Plotting code records:
_ _ _ _ _ _ _
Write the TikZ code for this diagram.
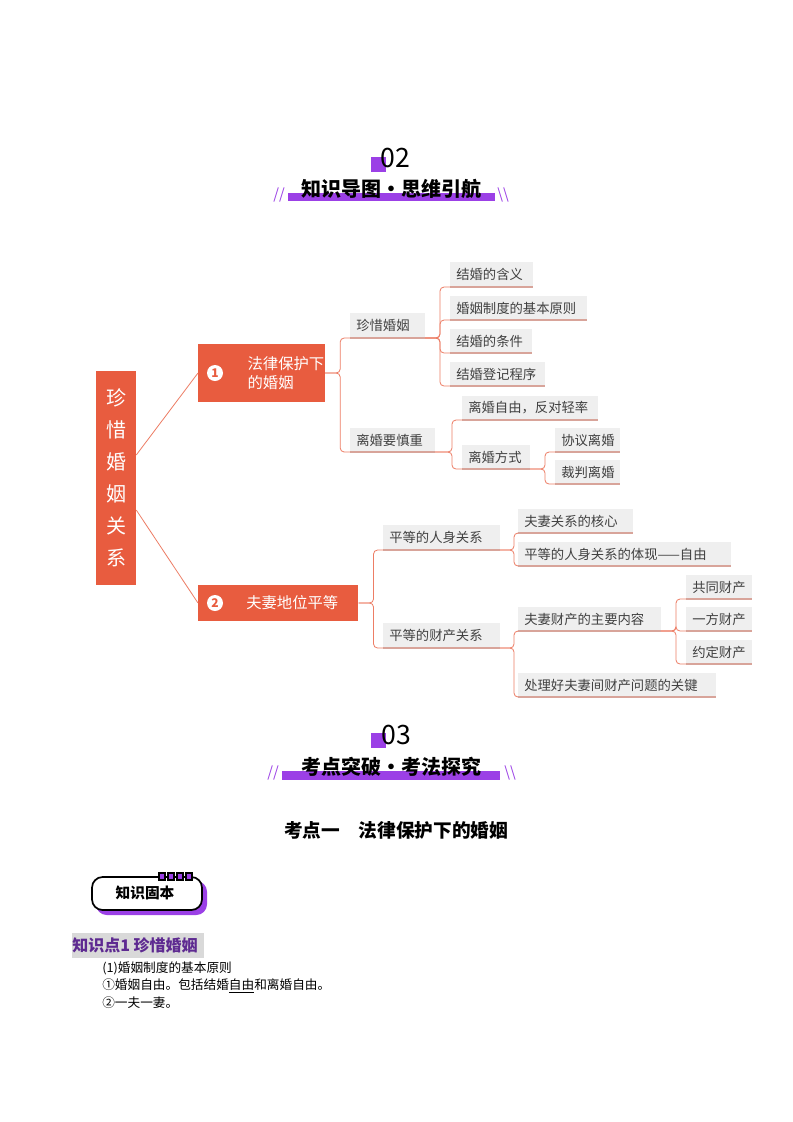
\documentclass[tikz,border=0pt]{standalone}
\usepackage{fontspec}
\setmainfont{Noto Sans CJK SC}
\newfontfamily\cjkb[BoldFont={Noto Sans CJK SC Bold}]{Noto Sans CJK SC}
\definecolor{org}{HTML}{E85C3F}
\definecolor{pur}{HTML}{9B40E6}
\definecolor{gfill}{HTML}{EFEFEF}
\definecolor{gline}{HTML}{D8A49A}
\definecolor{kpur}{HTML}{5E2A91}
\tikzset{
 px/.style={x=0.75pt,y=-0.75pt},
 orgbox/.style={fill=org,text=white,inner sep=0pt,font=\fontsize{11.5}{14}\selectfont,align=left},
 gbox/.style={fill=gfill,inner sep=0pt,font=\fontsize{10}{12}\selectfont,text=black!75,anchor=north west,minimum height=18pt,text height=8pt,text depth=2pt},
 uline/.style={draw=gline,line width=0.8pt},
 conn/.style={draw=org!80,line width=0.6pt,rounded corners=3pt},
 num/.style={circle,fill=white,text=org,inner sep=0pt,minimum size=12pt,font=\fontsize{9}{9}\selectfont\bfseries},
 htitle/.style={font=\fontsize{15}{15}\selectfont\bfseries},
 slash/.style={text=pur,font=\fontsize{11}{11}\selectfont},
}
\newcommand{\gnode}[4]{% name, x, y, text; width auto
 \node[gbox,minimum width=#4] (#1) at (#2,#3) {\hspace*{5pt}};
}
\begin{document}
\begin{tikzpicture}[px]
\useasboundingbox (0,0) rectangle (793,1122);
\fill[white] (0,0) rectangle (793,1122);
% header 02
\fill[pur] (371,157) rectangle (386,172);
\node (n02) at (395,158) {\fontsize{20}{20}\selectfont\addfontfeatures{}02};
\fill[pur] (288,193) rectangle (495,201);
\node[htitle] (t02) at (391,189) {知识导图·思维引航};
\node[slash] (s1) at (279,195) {//};
\node[slash] (s2) at (503,195) {\textbackslash\textbackslash};
% root
\node[orgbox,minimum width=30pt,minimum height=160pt,align=center,font=\fontsize{15}{24}\selectfont] (root) at (116,478) {珍\\惜\\婚\\姻\\关\\系};
% level 1
\node[orgbox,minimum width=95pt,minimum height=43pt,anchor=west,text width=69pt] (n1) at (198,373) {\hspace*{24pt}法律保护下\\\hspace*{24pt}的婚姻};
\node[num] (c1) at (215,373) {1};
\node[orgbox,minimum width=120pt,minimum height=27pt,anchor=west,text width=96pt] (n2) at (198,603) {\hspace*{24pt}夫妻地位平等};
\node[num] (c2) at (215,603) {2};
\draw[conn] (root.east|-0,455) coordinate (r1) -- (n1.west);
\draw[conn] (root.east|-0,510) coordinate (r2) -- (n2.west);
% grey boxes
\newcommand{\gb}[6]{% name x1 y1 x2 y2 text
 \fill[gfill] (#2,#3) rectangle (#4,#5);
 \draw[uline] (#2,#5) -- (#4,#5);
 \node[anchor=west,inner sep=0pt,font=\fontsize{10}{12}\selectfont,text=black!75] (#1t) at (#2+6,{(#3+#5)/2}) {#6};
 \coordinate (#1sw) at (#2,#5);
 \coordinate (#1se) at (#4,#5);
}
\gb{a}{350}{313}{425}{338}{珍惜婚姻}
\gb{b}{350}{428}{435}{452}{离婚要慎重}
\gb{a1}{450}{262}{533}{287}{结婚的含义}
\gb{a2}{450}{296}{587}{320}{婚姻制度的基本原则}
\gb{a3}{450}{329}{532}{353}{结婚的条件}
\gb{a4}{450}{362}{545}{386}{结婚登记程序}
\gb{b1}{462}{396}{598}{420}{离婚自由，反对轻率}
\gb{b2}{462}{445}{530}{469}{离婚方式}
\gb{b21}{555}{428}{620}{452}{协议离婚}
\gb{b22}{555}{460}{620}{484}{裁判离婚}
\gb{c}{383}{525}{500}{550}{平等的人身关系}
\gb{d}{383}{623}{500}{648}{平等的财产关系}
\gb{c1}{518}{509}{633}{533}{夫妻关系的核心}
\gb{c2}{518}{542}{731}{566}{平等的人身关系的体现——自由}
\gb{d1}{518}{607}{661}{631}{夫妻财产的主要内容}
\gb{d2}{518}{673}{716}{697}{处理好夫妻间财产问题的关键}
\gb{e1}{686}{575}{752}{599}{共同财产}
\gb{e2}{686}{607}{752}{631}{一方财产}
\gb{e3}{686}{640}{752}{664}{约定财产}
% connectors
\foreach \c in {asw,bsw}{\draw[conn] (n1.east) -- ++(15,0) |- (\c);}
\foreach \c in {a1sw,a2sw,a3sw,a4sw}{\draw[conn] (ase) -- ++(15,0) |- (\c);}
\foreach \c in {b1sw,b2sw}{\draw[conn] (bse) -- ++(17,0) |- (\c);}
\foreach \c in {b21sw,b22sw}{\draw[conn] (b2se) -- ++(15,0) |- (\c);}
\foreach \c in {csw,dsw}{\draw[conn] (n2.east) -- ++(15,0) |- (\c);}
\foreach \c in {c1sw,c2sw}{\draw[conn] (cse) -- ++(14,0) |- (\c);}
\foreach \c in {d1sw,d2sw}{\draw[conn] (dse) -- ++(14,0) |- (\c);}
\foreach \c in {e1sw,e2sw,e3sw}{\draw[conn] (d1se) -- ++(15,0) |- (\c);}
% header 03
\fill[pur] (371,733) rectangle (386,748);
\node (n03) at (396,735) {\fontsize{20}{20}\selectfont 03};
\fill[pur] (282,771) rectangle (500,780);
\node[htitle] (t03) at (391,767) {考点突破·考法探究};
\node[slash] (s3) at (273,773) {//};
\node[slash] (s4) at (510,773) {\textbackslash\textbackslash};
\node[font=\fontsize{14}{14}\selectfont\bfseries] (kd) at (396,830) {考点一\quad 法律保护下的婚姻};
% badge
\fill[pur,rounded corners=8pt] (96,881) rectangle (207,915);
\draw[line width=1.3pt,fill=white,rounded corners=8pt] (92,877) rectangle (202,910);
\foreach \i in {0,1,2,3}{\draw[fill=pur,line width=0.8pt] (159+\i*9,873) rectangle (165+\i*9,880);}
\node[font=\fontsize{11}{11}\selectfont\bfseries] (bt) at (145,893) {知识固本};
% knowledge point
\fill[black!15] (72,933) rectangle (204,958);
\node[anchor=west,text=kpur,inner sep=0pt,font=\fontsize{12}{12}\selectfont\bfseries] (kp) at (72,945) {知识点1\ 珍惜婚姻};
\node[anchor=west,inner sep=0pt,font=\fontsize{9.5}{10}\selectfont] (l1) at (102,968) {(1)婚姻制度的基本原则};
\node[anchor=west,inner sep=0pt,font=\fontsize{9.5}{10}\selectfont] (l2) at (102,986) {①婚姻自由。包括结婚\underline{自由}和离婚自由。};
\node[anchor=west,inner sep=0pt,font=\fontsize{9.5}{10}\selectfont] (l3) at (102,1003) {②一夫一妻。};
\end{tikzpicture}
\end{document}
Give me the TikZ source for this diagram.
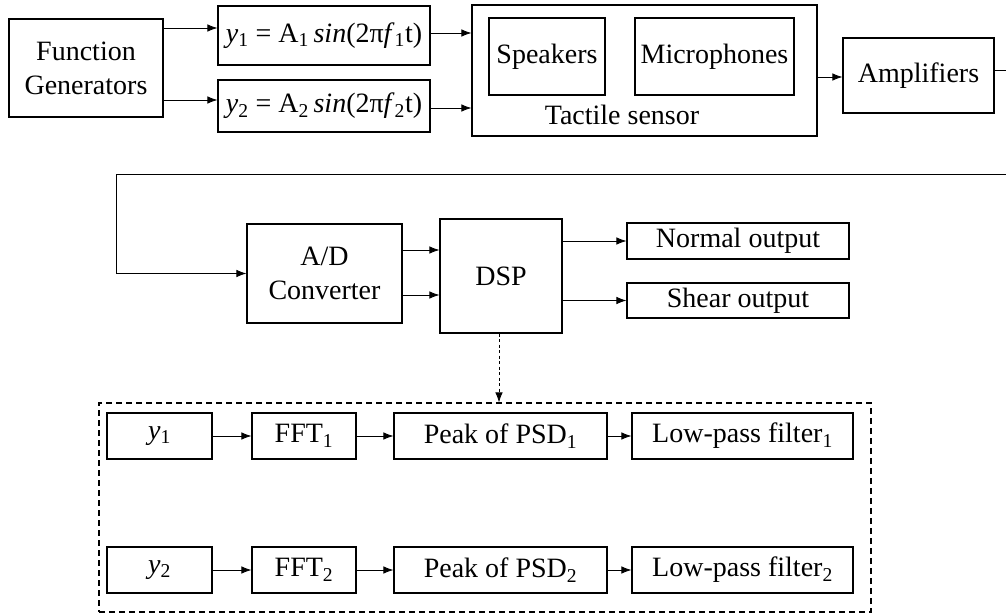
\documentclass[tikz,border=0pt]{standalone}
\usepackage{fontspec}
\setmainfont{Liberation Serif}
\usetikzlibrary{arrows.meta}
\begin{document}
\begin{tikzpicture}[x=1pt,y=-1pt,
  font=\fontsize{28}{34}\selectfont,
  box/.style={draw, line width=1.1pt, inner sep=0pt, align=center},
  arr/.style={-{Latex[length=10pt,width=7.5pt]}, line width=0.8pt},
  ]
\useasboundingbox (0,0) rectangle (1006,615);
% top row
\node[box, minimum width=154pt, minimum height=98pt] (fg) at (86,68) {Function\\Generators};
\node[box, minimum width=212pt, minimum height=59pt] (y1b) at (324,35.5)
  {\textit{y}\textsubscript{1} = A\textsubscript{1}\,\textit{sin}(2π\textit{f}\textsubscript{1}t)};
\node[box, minimum width=212pt, minimum height=52pt] (y2b) at (324,106)
  {\textit{y}\textsubscript{2} = A\textsubscript{2}\,\textit{sin}(2π\textit{f}\textsubscript{2}t)};
\node[box, minimum width=345pt, minimum height=131pt] (tact) at (644.5,70.5) {};
\node[box, minimum width=116pt, minimum height=77pt] (spk) at (547,56.5) {Speakers};
\node[box, minimum width=159pt, minimum height=77pt] (mic) at (714.5,56.5) {Microphones};
\node (tlab) at (622,115) {Tactile sensor};
\node[box, minimum width=151pt, minimum height=75pt] (amp) at (918.5,75.5) {Amplifiers};
% middle row
\node[box, minimum width=155pt, minimum height=99pt] (ad) at (324.5,273.5) {A/D\\Converter};
\node[box, minimum width=122pt, minimum height=114pt] (dsp) at (501,276) {DSP};
\node[box, minimum width=222pt, minimum height=36pt] (norm) at (738,241) {Normal output};
\node[box, minimum width=222pt, minimum height=35pt] (shear) at (738,300.5) {Shear output};
% dashed block
\node[draw, line width=1.1pt, dash pattern=on 6pt off 4pt, inner sep=0pt,
  minimum width=772pt, minimum height=209pt] (dsbox) at (485,507.5) {};
\node[box, minimum width=105pt, minimum height=46pt] (ya) at (159.5,436) {\textit{y}\textsubscript{1}};
\node[box, minimum width=104pt, minimum height=46pt] (fa) at (304,436) {FFT\textsubscript{1}};
\node[box, minimum width=213pt, minimum height=46pt] (pa) at (500.5,436) {Peak of PSD\textsubscript{1}};
\node[box, minimum width=221pt, minimum height=46pt] (la) at (742.5,436) {Low-pass filter\textsubscript{1}};
\node[box, minimum width=105pt, minimum height=46pt] (yb) at (159.5,570) {\textit{y}\textsubscript{2}};
\node[box, minimum width=104pt, minimum height=46pt] (fb) at (304,570) {FFT\textsubscript{2}};
\node[box, minimum width=213pt, minimum height=46pt] (pb) at (500.5,570) {Peak of PSD\textsubscript{2}};
\node[box, minimum width=221pt, minimum height=46pt] (lb) at (742.5,570) {Low-pass filter\textsubscript{2}};
% connectors top
\draw[arr] (fg.east |- 0,28) -- (y1b.west |- 0,28);
\draw[arr] (fg.east |- 0,100) -- (y2b.west |- 0,100);
\draw[arr] (y1b.east |- 0,33) -- (tact.west |- 0,33);
\draw[arr] (y2b.east |- 0,108) -- (tact.west |- 0,108);
\draw[arr] (tact.east |- 0,77) -- (amp.west |- 0,77);
% feedback
\coordinate (r1) at (1015,70);
\coordinate (r2) at (1015,174);
\coordinate (l1) at (116,174);
\draw[arr] (amp.east |- r1) -- (r1) -- (r2) -- (l1) |- (ad.west);
% middle connectors
\draw[arr] (ad.east |- 0,250) -- (dsp.west |- 0,250);
\draw[arr] (ad.east |- 0,295) -- (dsp.west |- 0,295);
\draw[arr] (dsp.east |- norm.west) -- (norm.west);
\draw[arr] (dsp.east |- shear.west) -- (shear.west);
\draw[arr, dash pattern=on 3pt off 2.5pt] (dsp.south -| 499,0) -- (dsbox.north -| 499,0);
% lower connectors
\draw[arr] (ya) -- (fa);
\draw[arr] (fa) -- (pa);
\draw[arr] (pa) -- (la);
\draw[arr] (yb) -- (fb);
\draw[arr] (fb) -- (pb);
\draw[arr] (pb) -- (lb);
\end{tikzpicture}
\end{document}
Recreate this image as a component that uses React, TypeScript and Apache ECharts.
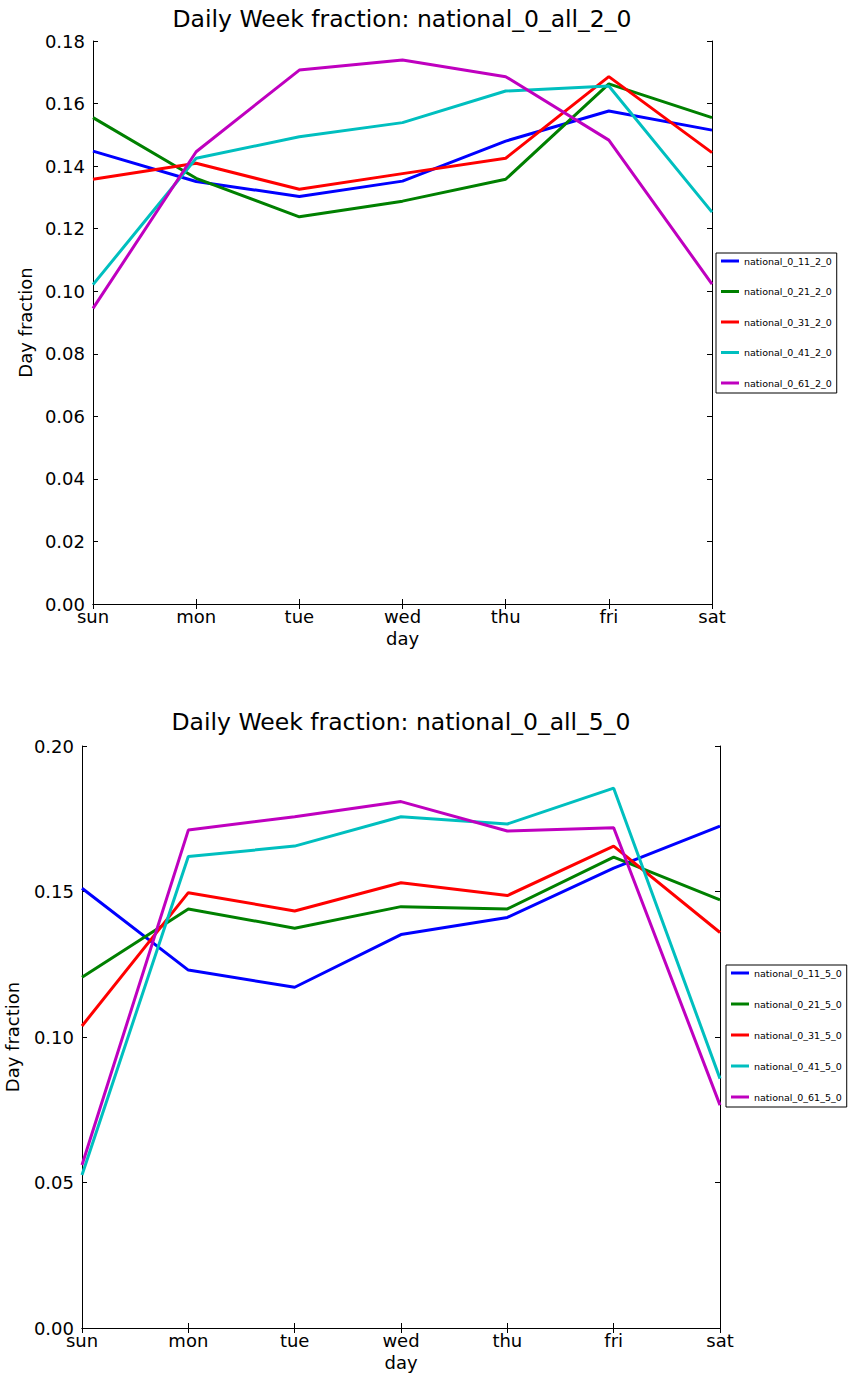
import React, { useEffect, useRef } from "react";
import * as echarts from "echarts";

const days = ["sun", "mon", "tue", "wed", "thu", "fri", "sat"];
const colors = ["#0000ff", "#008000", "#ff0000", "#00bfbf", "#bf00bf"];

const title1 = "Daily Week fraction: national_0_all_2_0";
const title2 = "Daily Week fraction: national_0_all_5_0";

const names1 = ["national_0_11_2_0", "national_0_21_2_0", "national_0_31_2_0", "national_0_41_2_0", "national_0_61_2_0"];
const names2 = ["national_0_11_5_0", "national_0_21_5_0", "national_0_31_5_0", "national_0_41_5_0", "national_0_61_5_0"];

// chart 1 (national_0_all_2_0)
const a11 = [0.1448, 0.1351, 0.1303, 0.1352, 0.148, 0.1576, 0.1515];
const a21 = [0.1555, 0.1361, 0.1238, 0.1288, 0.1358, 0.1663, 0.1555];
const a31 = [0.1358, 0.1409, 0.1326, 0.1376, 0.1425, 0.1686, 0.1443];
const a41 = [0.1021, 0.1425, 0.1494, 0.1539, 0.164, 0.1656, 0.1253];
const a61 = [0.0945, 0.1446, 0.1707, 0.1739, 0.1686, 0.1483, 0.1023];

// chart 2 (national_0_all_5_0)
const b11 = [0.1511, 0.123, 0.1171, 0.1352, 0.1411, 0.158, 0.1725];
const b21 = [0.1205, 0.144, 0.1374, 0.1448, 0.144, 0.1618, 0.1471];
const b31 = [0.1038, 0.1496, 0.1433, 0.153, 0.1486, 0.1656, 0.1359];
const b41 = [0.0526, 0.162, 0.1656, 0.1757, 0.1732, 0.1855, 0.0857];
const b61 = [0.056, 0.1711, 0.1757, 0.1809, 0.1708, 0.1719, 0.0766];

const y1 = { min: 0, max: 0.18, interval: 0.02 };
const y2 = { min: 0, max: 0.2, interval: 0.05 };

const FONT = "DejaVu Sans";

export default function App() {
  const ref = useRef<HTMLDivElement>(null);
  useEffect(() => {
    if (!ref.current) return;
    const chart = echarts.init(ref.current, undefined, { renderer: "svg" });
    const axisLine = { show: true, lineStyle: { color: "#000", width: 1 } };
    const tick = { show: true, inside: true, length: 5, lineStyle: { color: "#000", width: 1 } };
    const mkX = (g: number, pos: "bottom" | "top", main: boolean) => ({
      gridIndex: g,
      type: "category",
      data: days,
      boundaryGap: false,
      position: pos,
      axisLine,
      axisTick: tick,
      splitLine: { show: false },
      axisLabel: main
        ? { show: true, fontSize: 18, fontFamily: FONT, color: "#000", margin: 3 }
        : { show: false },
      name: main ? "day" : "",
      nameLocation: "middle",
      nameGap: 25,
      nameTextStyle: { fontSize: 18, fontFamily: FONT, color: "#000" },
    });
    const mkY = (g: number, pos: "left" | "right", main: boolean, sc: any, gap: number) => ({
      gridIndex: g,
      type: "value",
      position: pos,
      min: sc.min,
      max: sc.max,
      interval: sc.interval,
      axisLine,
      axisTick: tick,
      splitLine: { show: false },
      axisLabel: main
        ? {
            show: true,
            fontSize: 18,
            fontFamily: FONT,
            color: "#000",
            margin: 8,
            formatter: (v: number) => v.toFixed(2),
          }
        : { show: false },
      name: main ? "Day fraction" : "",
      nameLocation: "middle",
      nameGap: gap,
      nameRotate: 90,
      nameTextStyle: { fontSize: 18, fontFamily: FONT, color: "#000" },
    });
    const data1 = [a11, a21, a31, a41, a61];
    const data2 = [b11, b21, b31, b41, b61];
    const series: any[] = [];
    data1.forEach((d, i) =>
      series.push({
        name: names1[i],
        type: "line",
        xAxisIndex: 0,
        yAxisIndex: 0,
        data: d,
        symbol: "none",
        color: colors[i],
        lineStyle: { width: 3, color: colors[i] },
      })
    );
    data2.forEach((d, i) =>
      series.push({
        name: names2[i],
        type: "line",
        xAxisIndex: 2,
        yAxisIndex: 2,
        data: d,
        symbol: "none",
        color: colors[i],
        lineStyle: { width: 3, color: colors[i] },
      })
    );
    const legendBase = {
      orient: "vertical",
      itemWidth: 18,
      itemHeight: 3,
      icon: "rect",
      borderColor: "#000",
      borderWidth: 1,
      backgroundColor: "#fff",
      itemStyle: { borderWidth: 0 },
      textStyle: { fontSize: 9.5, lineHeight: 12, fontFamily: FONT, color: "#000" },
    };
    chart.setOption({
      animation: false,
      backgroundColor: "#fff",
      grid: [
        { left: 93, top: 41, width: 619, height: 563, containLabel: false, outerBoundsMode: "none" },
        { left: 82, top: 746, width: 638, height: 582, containLabel: false, outerBoundsMode: "none" },
      ],
      xAxis: [mkX(0, "bottom", true), mkX(0, "top", false), mkX(1, "bottom", true), mkX(1, "top", false)],
      yAxis: [
        mkY(0, "left", true, y1, 57),
        mkY(0, "right", false, y1, 0),
        mkY(1, "left", true, y2, 61),
        mkY(1, "right", false, y2, 0),
      ],
      legend: [
        { ...legendBase, data: names1, left: 716, top: 253, itemGap: 18.5, padding: [2, 5, 4, 5] },
        { ...legendBase, data: names2, left: 726, top: 965, itemGap: 19, padding: [2, 5, 4, 5] },
      ],
      graphic: [
        {
          type: "text",
          x: 402,
          y: 19,
          style: { text: title1, textAlign: "center", textVerticalAlign: "middle", fontSize: 23.5, fontFamily: FONT, fill: "#000" },
        },
        {
          type: "text",
          x: 401,
          y: 722,
          style: { text: title2, textAlign: "center", textVerticalAlign: "middle", fontSize: 23.5, fontFamily: FONT, fill: "#000" },
        },
      ],
      series,
    });
    return () => chart.dispose();
  }, []);
  return (
    <div
      ref={ref}
      style={{ position: "absolute", left: 0, top: 0, width: 854, height: 1373 }}
    />
  );
}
_ _ _ _ _ _ _
◆ DIRECTIONS FOR THIS TASK
Copy out, exactly, every line from the one that contains "Recreate this image" through the one that contains "0.1686, 0.1483, 0.1023];". Pictures stay out of the copy.

◆ RESULT OF THIS EXERCISE
Recreate this image as a component that uses React, TypeScript and Apache ECharts.
import React, { useEffect, useRef } from "react";
import * as echarts from "echarts";

const days = ["sun", "mon", "tue", "wed", "thu", "fri", "sat"];
const colors = ["#0000ff", "#008000", "#ff0000", "#00bfbf", "#bf00bf"];

const title1 = "Daily Week fraction: national_0_all_2_0";
const title2 = "Daily Week fraction: national_0_all_5_0";

const names1 = ["national_0_11_2_0", "national_0_21_2_0", "national_0_31_2_0", "national_0_41_2_0", "national_0_61_2_0"];
const names2 = ["national_0_11_5_0", "national_0_21_5_0", "national_0_31_5_0", "national_0_41_5_0", "national_0_61_5_0"];

// chart 1 (national_0_all_2_0)
const a11 = [0.1448, 0.1351, 0.1303, 0.1352, 0.148, 0.1576, 0.1515];
const a21 = [0.1555, 0.1361, 0.1238, 0.1288, 0.1358, 0.1663, 0.1555];
const a31 = [0.1358, 0.1409, 0.1326, 0.1376, 0.1425, 0.1686, 0.1443];
const a41 = [0.1021, 0.1425, 0.1494, 0.1539, 0.164, 0.1656, 0.1253];
const a61 = [0.0945, 0.1446, 0.1707, 0.1739, 0.1686, 0.1483, 0.1023];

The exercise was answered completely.